NEW ALBANY — Knowledge of Belarus may not be in abundance in Southern Indiana.
The Eastern European republic borders two countries more well-known in current events of the United States — Ukraine and Russia — with its capital Minsk showcasing a unique cityscape.
One would imagine that knowledge of Southern Indiana is similarly scarce in Belarus, with the two areas being separated by right around 5,000 miles. Despite Louisville and its surrounding communities’ lack of global notoriety relative to larger American cities, the Ohio River Valley welcomed a group of five Belarusian library professionals as part of the U.S. Department of State International Visitor Leadership Program.
Two weeks ago, the group began its trek across the United States, making its way to Washington, D.C., Philadelphia, New York City, Colorado Springs and Denver. The finale for the international trip is Louisville and Southern Indiana, with the group arriving here Tuesday.
“There is a common feature — the rainy day and hilly landscape,” Yulia Halkowskaya, dean of information and document communications department at Belarusian State University of Culture and Arts, said of her first impression of Southern Indiana.
Of course, the group wasn’t here solely for sightseeing. Instead, participants traveled to some of the most prominent libraries and museums each of the visited cities have to offer, where they learned about the role of libraries in American culture and how they operate.
Participants said they were surprised by the multitude of cultures within the United States. In addition to that and the differences in each region’s architecture, Ina Yuryk, director of scientific library at Belarusian National Technical University, said all of the libraries she has visited offered their own unique flair.
“We are very grateful to the organizers of this program for exposing us to such geographical and cultural diversity in this country,” Yuryk said. “At the same time, we have seen the best libraries in each of the regions that we’ve visited. They are different. Each of them is unique, therefore we value this experience. I’m sure we’ll put this experience in our toolbox.”
To kick off Wednesday’s itinerary, they headed to the Carnegie Center of Art and HIstory in downtown New Albany. There, director Eileen Yanoviak and Floyd County Library director Melissa Merida led a tour and discussion of the center’s offerings and processes.
“I think what it says about the Carnegie Center and the Floyd County Library is that we are really innovative enough to get the attention of a group of international librarians,” Yanoviak said. “Our program is unique and has a lot of merit, so people pay attention... My takeaway from their visit is just how great it is that librarians as a profession have international curiosity. We can learn from each other. Not just across state boundaries or city boundaries, but we have shared interest all across the world.”
Yanoviak highlighted some of the center’s specialties during the visit. Among them was its focus on education and outreach to local youth.
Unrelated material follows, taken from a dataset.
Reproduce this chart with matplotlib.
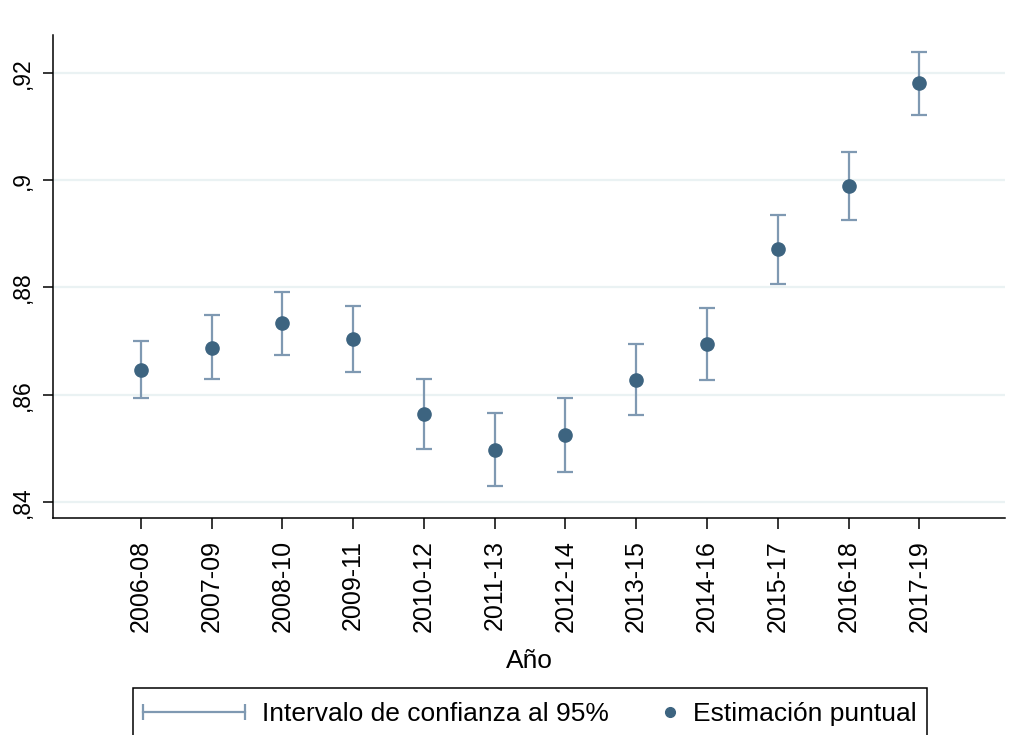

Another highlight was the Underground Railroad exhibit, which tells the story of New Albany’s role in the 19th century pathway to freedom for African American slaves.
The museum’s association with the local library system was also stressed, with it being noted that such a partnership allows for stability in its offerings, unlike other independent, non-profit museums across the country.
“Our first visit today at Carnegie, we found out that we have a lot in common,” Yuryk said. “They, like us, are trying to promote literacy, arts and culture. In other words, one of the takeaways is this — all of the librarians in the world think alike. The main goal is to move forward and to not stop working through the challenges we face.”
Hanna Miadzvetskaya, head of the Mahilyow Branch of Republican Scientific and Technical Library, said she was impressed with how involved libraries are in their surrounding communities here, referring to them as the “foundations of the local community.”
She also noted how much effort is being put into adapting with the technological and social changes of the 21st century.
“They’re trying to perform multiple goals, again, responding to the challenges of this information age,” Miadzvetskaya said. “Practically every library showed us that they are trying to do their best to improve the literacy of children, teens and adults. Practically every library has summer reading programs and ESL programs for recent immigrants. We also see that libraries are trying to help people thrive as entrepreneurs and business people.”
The big takeaway for Yanoviak was the commonalities shared by libraries and museums, even those separated by thousands of miles. Her goal is to show that libraries aren’t just about the books lining the shelves.
“It’s about community building, information sharing and alternative ways to thinking about what a collection can look like,” Yanoviak said. “It’s about telling the historical stories, not just having them as resources.”